Using instruments that sit on the ground and measure the air above, they can instantly capture a snapshot of chemical concentrations for methane and its tracers in the column of air reaching from the surface all the way up to the top of the atmosphere. The team then uses this information to remove the methane background—a concept known as “excess column”—so that the tracers can take center stage.

“This was the first study to measure excess columns of all these molecules simultaneously,” said Rainer Volkamer, CIRES Fellow, CU associate professor of chemistry, and corresponding author on the study. “This gives us a better handle to separate and quantify methane sources on a regional scale.”

The team set up a network of these small instruments across Colorado’s Front Range. Frank Hase and Thomas Blumenstock with the German Karlsruhe Institute of Technology developed a novel, portable spectrometer capable of highly precise methane measurements. And CIRES/CU Boulder provided Volkamer’s University of Colorado “CU mobile Solar Occultation Flux” instrument that measured the chemical tracers ethane and ammonia. Both devices harness sunlight to identify each molecule by its light absorption fingerprint.

“These two instruments were set up side-by-side in Eaton, Colorado, within what we call the ‘methane dome’ of the Denver-Julesburg Basin,” said Volkamer. “In the areas where natural gas and cattle farming sites are present, methane is emitted, and mixes together from both sources, forming a bubble inside the atmospheric boundary layer that expands and contracts as if its breathing.”

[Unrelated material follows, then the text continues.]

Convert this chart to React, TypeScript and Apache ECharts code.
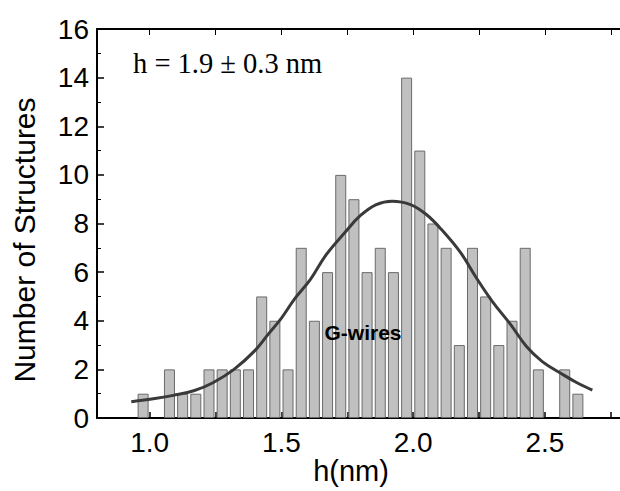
import React, { useEffect, useRef } from "react";
import * as echarts from "echarts";

// Histogram bins (centres, nm) and counts
const binCenters = [
  0.975, 1.025, 1.075, 1.125, 1.175, 1.225, 1.275, 1.325, 1.375, 1.425,
  1.475, 1.525, 1.575, 1.625, 1.675, 1.725, 1.775, 1.825, 1.875, 1.925,
  1.975, 2.025, 2.075, 2.125, 2.175, 2.225, 2.275, 2.325, 2.375, 2.425,
  2.475, 2.525, 2.575, 2.625,
];
const counts = [
  1, 0, 2, 1, 1, 2, 2, 2, 2, 5,
  4, 2, 7, 4, 6, 10, 9, 6, 7, 6,
  14, 11, 8, 7, 3, 7, 5, 3, 4, 7,
  2, 0, 2, 1,
];

// Fitted curve
const fitX = [
  0.93, 1.02, 1.09, 1.17, 1.24, 1.32, 1.40, 1.45, 1.50, 1.55,
  1.61, 1.67, 1.74, 1.80, 1.86, 1.92, 1.99, 2.05, 2.11, 2.18,
  2.24, 2.30, 2.37, 2.43, 2.49, 2.56, 2.62, 2.68,
];
const fitY = [
  0.67, 0.80, 0.93, 1.13, 1.45, 2.0, 2.78, 3.45, 4.11, 4.9,
  5.7, 6.72, 7.62, 8.33, 8.78, 8.92, 8.78, 8.37, 7.72, 6.8,
  5.76, 4.8, 3.84, 2.94, 2.32, 1.84, 1.46, 1.15,
];

const xLabelValues = [1.0, 1.5, 2.0, 2.5];
const xTickValues = [1.0, 1.25, 1.5, 1.75, 2.0, 2.25, 2.5, 2.75];

export default function App() {
  const ref = useRef<HTMLDivElement>(null);
  useEffect(() => {
    if (!ref.current) return;
    const chart = echarts.init(ref.current, undefined, { renderer: "svg" });
    const line = () => ({ show: true, onZero: false, lineStyle: { color: "#000", width: 2 } });
    chart.setOption({
      animation: false,
      backgroundColor: "#fff",
      grid: {
        left: 97,
        top: 29,
        width: 527,
        height: 389,
        containLabel: false,
        outerBoundsMode: "none",
      },
      xAxis: [
        {
          type: "value",
          min: 0.8,
          max: 2.8,
          position: "bottom",
          axisLine: line(),
          splitLine: { show: false },
          axisTick: {
            show: true,
            inside: true,
            length: 6,
            customValues: xTickValues,
            lineStyle: { color: "#000", width: 1.5 },
          },
          axisLabel: {
            show: true,
            customValues: xLabelValues,
            formatter: (v: number) => v.toFixed(1),
            fontFamily: "Liberation Sans, Arial, sans-serif",
            fontSize: 28,
            color: "#000",
            margin: 10,
          },
        },
        {
          type: "value",
          min: 0.8,
          max: 2.8,
          position: "top",
          axisLine: line(),
          splitLine: { show: false },
          axisTick: {
            show: true,
            inside: true,
            length: 6,
            customValues: xTickValues,
            lineStyle: { color: "#000", width: 1 },
          },
          axisLabel: { show: false },
        },
      ],
      yAxis: [
        {
          type: "value",
          min: 0,
          max: 16,
          interval: 2,
          position: "left",
          axisLine: line(),
          splitLine: { show: false },
          axisTick: { show: true, inside: true, length: 7, lineStyle: { color: "#000", width: 1.5 } },
          minorTick: { show: true, splitNumber: 2, length: 4, lineStyle: { color: "#000", width: 1 } },
          axisLabel: {
            show: true,
            fontFamily: "Liberation Sans, Arial, sans-serif",
            fontSize: 28,
            color: "#000",
            margin: 8,
          },
        },
      ],
      series: [
        {
          type: "bar",
          xAxisIndex: 0,
          yAxisIndex: 0,
          barWidth: 11,
          data: binCenters
            .map((x, i) => [x, counts[i]])
            .filter((d) => d[1] > 0),
          itemStyle: { color: "#c0c0c0", borderColor: "#6a6a6a", borderWidth: 1 },
          z: 2,
        },
        {
          type: "line",
          xAxisIndex: 0,
          yAxisIndex: 0,
          smooth: 0.4,
          showSymbol: false,
          data: fitX.map((x, i) => [x, fitY[i]]),
          lineStyle: { color: "#3a3a3a", width: 3 },
          z: 3,
        },
      ],
      graphic: [
        {
          type: "text",
          x: 133,
          y: 63,
          style: {
            text: "h = 1.9 ± 0.3 nm",
            fontFamily: "Liberation Serif, Times New Roman, serif",
            fontSize: 28.5,
            fill: "#000",
            textVerticalAlign: "middle",
          },
          z: 10,
        },
        {
          type: "text",
          x: 363,
          y: 332,
          style: {
            text: "G-wires",
            fontFamily: "Liberation Sans, Arial, sans-serif",
            fontWeight: "bold",
            fontSize: 21,
            fill: "#000",
            textAlign: "center",
            textVerticalAlign: "middle",
          },
          z: 10,
        },
        {
          type: "text",
          x: 24,
          y: 240,
          rotation: Math.PI / 2,
          style: {
            text: "Number of Structures",
            fontFamily: "Liberation Sans, Arial, sans-serif",
            fontSize: 30,
            fill: "#000",
            textAlign: "center",
            textVerticalAlign: "middle",
          },
          z: 10,
        },
        {
          type: "text",
          x: 351,
          y: 471,
          style: {
            text: "h(nm)",
            fontFamily: "Liberation Sans, Arial, sans-serif",
            fontSize: 29,
            fill: "#000",
            textAlign: "center",
            textVerticalAlign: "middle",
          },
          z: 10,
        },
      ],
    });
    return () => chart.dispose();
  }, []);
  return <div ref={ref} style={{ width: 620, height: 491, position: "absolute", left: 0, top: 0 }} />;
}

To measure the background concentrations of methane, the team set up two additional KIT instruments (one operated by the National Center for Atmospheric Research) outside the methane dome, in Boulder and Westminster, each about 60 miles away from Eaton. These data helped Kille’ calculate—and then remove—the background concentration of methane to isolate locally produced methane and those two key chemical tracers.

In previous work to untangle sources of methane, scientists have often collected flask samples of air, either from the ground or by aircraft, for detailed analysis back in a laboratory. But some chemicals, including ammonia, can stick to the insides of some canisters, creating challenges.

In this work, the small and portable instruments could be deployed almost anywhere for real-time measurements of the open atmosphere. In Eaton, the team set up in the parking lot behind a bed and breakfast.

Based on data from five days’ worth of measurements in 2015, the team found oil and natural gas operations were responsible for most of the methane produced in the Denver-Julesburg Basin, with agricultural sources providing an important but minor source.

The study also uncovered some baffling observations that will require further exploration: for example, when methane concentrations are very low, the agricultural sources are relatively more significant.

These results could help natural gas operators, cattle farmers, and their regulators make more informed decisions about methane mitigation.

In the future, the researchers hope to generate a long-term time series over multiple seasons to see how methane sources in the region change over time—a feat that becomes possible with low-cost, autonomous sensor networks like this. Scientists could also work towards comparing these data with those gathered from satellites, to develop best practices to inform satellite observations, said Volkamer.